Top scientists, led by Nair, space centre director M.C. Dathan, associate director M.Y.S. Prasad and others shook hands and hugged one another even as the high-security facility reverberated with clapping of hands and cheers.
Former ISRO chairmen U.R. Rao and K. Kasturirangan and space commission member Roddam Narasimaiah, who were present on the occasion, congratulated Nair and his team.
Prominent dignitaries who witnessed the historic mission from ground zero included Tamil Nadu governor Surjit Singh Barnala and Minister of State for Housing and Urban Poverty Alleviation Kumari Selja.
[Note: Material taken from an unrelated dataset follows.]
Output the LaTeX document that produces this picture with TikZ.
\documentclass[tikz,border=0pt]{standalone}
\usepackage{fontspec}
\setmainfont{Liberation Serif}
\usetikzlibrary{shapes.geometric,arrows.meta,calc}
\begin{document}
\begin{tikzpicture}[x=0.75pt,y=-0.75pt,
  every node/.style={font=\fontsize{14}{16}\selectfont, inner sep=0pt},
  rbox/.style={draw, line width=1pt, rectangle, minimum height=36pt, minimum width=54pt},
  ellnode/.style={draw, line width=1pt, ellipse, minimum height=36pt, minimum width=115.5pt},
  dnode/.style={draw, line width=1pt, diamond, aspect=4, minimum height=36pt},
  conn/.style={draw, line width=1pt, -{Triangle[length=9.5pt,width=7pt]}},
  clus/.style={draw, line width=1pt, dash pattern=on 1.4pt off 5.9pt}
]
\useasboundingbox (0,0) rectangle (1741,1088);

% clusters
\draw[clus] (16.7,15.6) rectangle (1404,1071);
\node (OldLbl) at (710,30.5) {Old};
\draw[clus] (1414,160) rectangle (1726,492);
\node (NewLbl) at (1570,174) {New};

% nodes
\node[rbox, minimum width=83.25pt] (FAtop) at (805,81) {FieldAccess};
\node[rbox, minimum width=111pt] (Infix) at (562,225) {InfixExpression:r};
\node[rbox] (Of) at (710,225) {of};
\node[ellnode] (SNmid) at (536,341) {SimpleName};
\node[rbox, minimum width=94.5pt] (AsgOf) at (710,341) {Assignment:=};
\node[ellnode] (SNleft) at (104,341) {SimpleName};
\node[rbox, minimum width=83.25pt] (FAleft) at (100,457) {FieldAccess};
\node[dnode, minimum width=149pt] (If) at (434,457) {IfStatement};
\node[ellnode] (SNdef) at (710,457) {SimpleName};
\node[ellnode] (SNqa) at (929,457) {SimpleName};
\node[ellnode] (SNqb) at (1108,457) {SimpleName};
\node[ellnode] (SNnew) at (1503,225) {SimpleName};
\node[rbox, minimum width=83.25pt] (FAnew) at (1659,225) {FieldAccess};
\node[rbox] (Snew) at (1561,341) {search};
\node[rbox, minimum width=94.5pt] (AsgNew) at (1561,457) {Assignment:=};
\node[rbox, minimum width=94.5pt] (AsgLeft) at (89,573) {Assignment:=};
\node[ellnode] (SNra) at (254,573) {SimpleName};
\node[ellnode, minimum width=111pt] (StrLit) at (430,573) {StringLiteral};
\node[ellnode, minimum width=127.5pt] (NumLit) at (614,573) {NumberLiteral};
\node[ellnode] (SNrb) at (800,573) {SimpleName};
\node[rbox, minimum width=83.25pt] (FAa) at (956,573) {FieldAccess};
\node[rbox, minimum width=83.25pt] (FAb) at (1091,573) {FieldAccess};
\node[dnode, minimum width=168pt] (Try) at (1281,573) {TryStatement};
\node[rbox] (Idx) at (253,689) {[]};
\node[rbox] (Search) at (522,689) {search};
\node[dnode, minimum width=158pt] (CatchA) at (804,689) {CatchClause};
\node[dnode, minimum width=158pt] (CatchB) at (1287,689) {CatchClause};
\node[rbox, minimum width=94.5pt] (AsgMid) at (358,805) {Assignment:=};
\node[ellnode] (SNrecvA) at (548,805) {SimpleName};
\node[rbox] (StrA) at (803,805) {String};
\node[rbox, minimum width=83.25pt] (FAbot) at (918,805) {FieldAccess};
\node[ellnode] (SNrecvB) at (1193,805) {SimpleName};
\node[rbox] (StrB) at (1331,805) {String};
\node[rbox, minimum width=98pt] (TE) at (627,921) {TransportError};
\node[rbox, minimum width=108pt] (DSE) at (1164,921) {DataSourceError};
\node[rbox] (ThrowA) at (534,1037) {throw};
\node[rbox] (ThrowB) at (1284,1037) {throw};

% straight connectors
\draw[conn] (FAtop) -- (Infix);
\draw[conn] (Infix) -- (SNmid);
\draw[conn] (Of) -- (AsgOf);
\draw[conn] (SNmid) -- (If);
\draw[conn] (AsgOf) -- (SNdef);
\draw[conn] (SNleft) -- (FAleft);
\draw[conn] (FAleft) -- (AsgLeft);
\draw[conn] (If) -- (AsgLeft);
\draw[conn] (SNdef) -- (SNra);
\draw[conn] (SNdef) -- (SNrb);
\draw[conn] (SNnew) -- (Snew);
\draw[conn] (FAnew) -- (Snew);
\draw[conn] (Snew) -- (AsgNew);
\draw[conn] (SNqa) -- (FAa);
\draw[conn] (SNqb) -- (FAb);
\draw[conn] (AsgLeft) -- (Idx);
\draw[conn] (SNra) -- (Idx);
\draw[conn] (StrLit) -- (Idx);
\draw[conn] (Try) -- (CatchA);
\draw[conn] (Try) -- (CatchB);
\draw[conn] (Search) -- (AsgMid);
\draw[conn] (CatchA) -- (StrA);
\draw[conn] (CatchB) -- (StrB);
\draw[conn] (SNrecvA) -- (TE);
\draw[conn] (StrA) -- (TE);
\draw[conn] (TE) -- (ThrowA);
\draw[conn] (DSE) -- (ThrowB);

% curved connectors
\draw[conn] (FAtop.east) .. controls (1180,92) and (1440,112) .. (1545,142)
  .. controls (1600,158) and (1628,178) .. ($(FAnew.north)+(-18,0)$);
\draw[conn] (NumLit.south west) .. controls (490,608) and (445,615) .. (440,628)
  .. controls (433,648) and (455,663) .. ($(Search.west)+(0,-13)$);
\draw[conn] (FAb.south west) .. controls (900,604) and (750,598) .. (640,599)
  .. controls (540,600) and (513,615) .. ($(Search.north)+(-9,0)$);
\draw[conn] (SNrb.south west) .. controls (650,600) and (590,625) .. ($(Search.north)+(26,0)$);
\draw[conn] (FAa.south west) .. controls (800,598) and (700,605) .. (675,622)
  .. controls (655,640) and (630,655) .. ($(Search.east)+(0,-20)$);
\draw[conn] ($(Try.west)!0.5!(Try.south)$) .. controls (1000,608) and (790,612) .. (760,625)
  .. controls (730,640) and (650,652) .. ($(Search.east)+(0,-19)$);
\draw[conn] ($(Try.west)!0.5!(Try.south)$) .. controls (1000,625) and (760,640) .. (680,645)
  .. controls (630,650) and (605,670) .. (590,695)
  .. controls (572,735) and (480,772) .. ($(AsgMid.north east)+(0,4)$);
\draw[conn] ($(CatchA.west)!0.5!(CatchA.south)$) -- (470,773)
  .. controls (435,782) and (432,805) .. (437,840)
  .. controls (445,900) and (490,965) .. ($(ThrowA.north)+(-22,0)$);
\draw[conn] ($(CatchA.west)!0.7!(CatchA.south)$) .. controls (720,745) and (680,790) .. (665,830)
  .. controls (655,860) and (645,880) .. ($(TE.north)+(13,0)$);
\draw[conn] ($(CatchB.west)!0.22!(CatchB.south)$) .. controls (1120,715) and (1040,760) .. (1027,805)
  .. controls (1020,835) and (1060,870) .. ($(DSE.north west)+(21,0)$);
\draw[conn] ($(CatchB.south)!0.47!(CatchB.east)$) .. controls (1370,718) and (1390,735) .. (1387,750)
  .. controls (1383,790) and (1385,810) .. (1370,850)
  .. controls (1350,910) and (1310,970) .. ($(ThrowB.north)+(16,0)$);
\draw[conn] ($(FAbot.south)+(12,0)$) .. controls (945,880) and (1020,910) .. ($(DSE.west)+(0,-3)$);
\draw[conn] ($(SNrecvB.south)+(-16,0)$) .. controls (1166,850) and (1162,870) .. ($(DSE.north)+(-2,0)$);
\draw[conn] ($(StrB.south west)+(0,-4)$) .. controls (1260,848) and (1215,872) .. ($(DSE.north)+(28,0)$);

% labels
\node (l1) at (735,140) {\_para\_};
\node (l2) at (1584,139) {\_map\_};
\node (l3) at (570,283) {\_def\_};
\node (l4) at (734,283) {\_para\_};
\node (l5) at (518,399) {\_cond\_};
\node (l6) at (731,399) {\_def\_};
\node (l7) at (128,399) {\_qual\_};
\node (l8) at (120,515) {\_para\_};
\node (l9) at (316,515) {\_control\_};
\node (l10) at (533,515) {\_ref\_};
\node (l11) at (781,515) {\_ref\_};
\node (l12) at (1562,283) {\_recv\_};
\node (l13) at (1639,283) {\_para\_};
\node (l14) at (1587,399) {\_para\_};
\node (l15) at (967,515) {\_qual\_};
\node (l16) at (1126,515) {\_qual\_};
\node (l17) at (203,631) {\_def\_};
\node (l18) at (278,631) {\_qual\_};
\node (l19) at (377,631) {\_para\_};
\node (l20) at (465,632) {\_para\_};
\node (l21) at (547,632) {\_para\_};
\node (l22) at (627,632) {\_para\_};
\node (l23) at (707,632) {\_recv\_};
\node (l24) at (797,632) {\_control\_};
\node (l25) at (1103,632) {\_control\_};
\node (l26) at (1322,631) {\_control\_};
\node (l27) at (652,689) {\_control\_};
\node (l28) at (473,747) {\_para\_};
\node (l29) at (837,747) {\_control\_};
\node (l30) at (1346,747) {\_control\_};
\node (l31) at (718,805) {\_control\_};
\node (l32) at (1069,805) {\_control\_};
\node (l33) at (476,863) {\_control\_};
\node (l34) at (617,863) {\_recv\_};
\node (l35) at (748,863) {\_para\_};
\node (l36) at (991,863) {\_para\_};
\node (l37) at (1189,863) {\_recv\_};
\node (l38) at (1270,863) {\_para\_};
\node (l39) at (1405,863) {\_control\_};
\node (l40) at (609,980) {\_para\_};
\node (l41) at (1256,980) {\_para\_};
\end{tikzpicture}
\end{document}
Nair pointed out that the launch had gone off perfectly despite heavy rain in and around the spaceport till Tuesday evening. “We’ve been fighting the odds for the last four days,” he said.
In fact, during the final hours of the 49-hour countdown to the launch, hopes for the launch were almost given up, Nair said. But the rains held off.
Once Chandrayaan-1 is in orbit around the moon just 100 km above it, the spacecraft will drop its Moon Impact Probe (MIP) which will land on the lunar surface carrying India’s flag, among many scientific instruments. After that, the spacecraft will also activate its cameras and other instruments on board.
Chandrayaan-1 carries 11 experimental payloads, five Indian and six from abroad - the two from NASA, three from the European Space Agency (ESA) and one from the Bulgarian Academy of Sciences.
“Chandrayaan-1 aims to achieve its objectives through high resolution imaging of the moon in the visible, near infrared, microwave and x-ray regions of the electromagnetic spectrum,” mission director M. Annadurai told IANS.
A three-dimensional atlas of the lunar surface and chemical mapping of the entire lunar surface are the other objectives of the mission.
India’s mission to the moon is the world’s 68th. Of them, 64 have been launched by the US and the former USSR. China and Japan launched their respective moon missions Chang’e and Kaguya in September and October 2007, while the ESA undertook such a mission from November 2004 to September 2006 with SMART (Small Missions for Advanced Research in Technology).
Wednesday morning’s launch differed in some important aspects from earlier PSLV launches by ISRO. At liftoff, PSLV C11 weighed 22 tonnes more than the earlier models, as its six strap-on motors were 3.5 metres bigger at 13.5 metres and the rocket carried 12 tonnes of solid propellant as against the usual nine tonnes.
“The vehicle structure was altered to have bigger strap-on motors. The rocket is also padded up with additional thermal insulation,” George Koshy, project director, told IANS.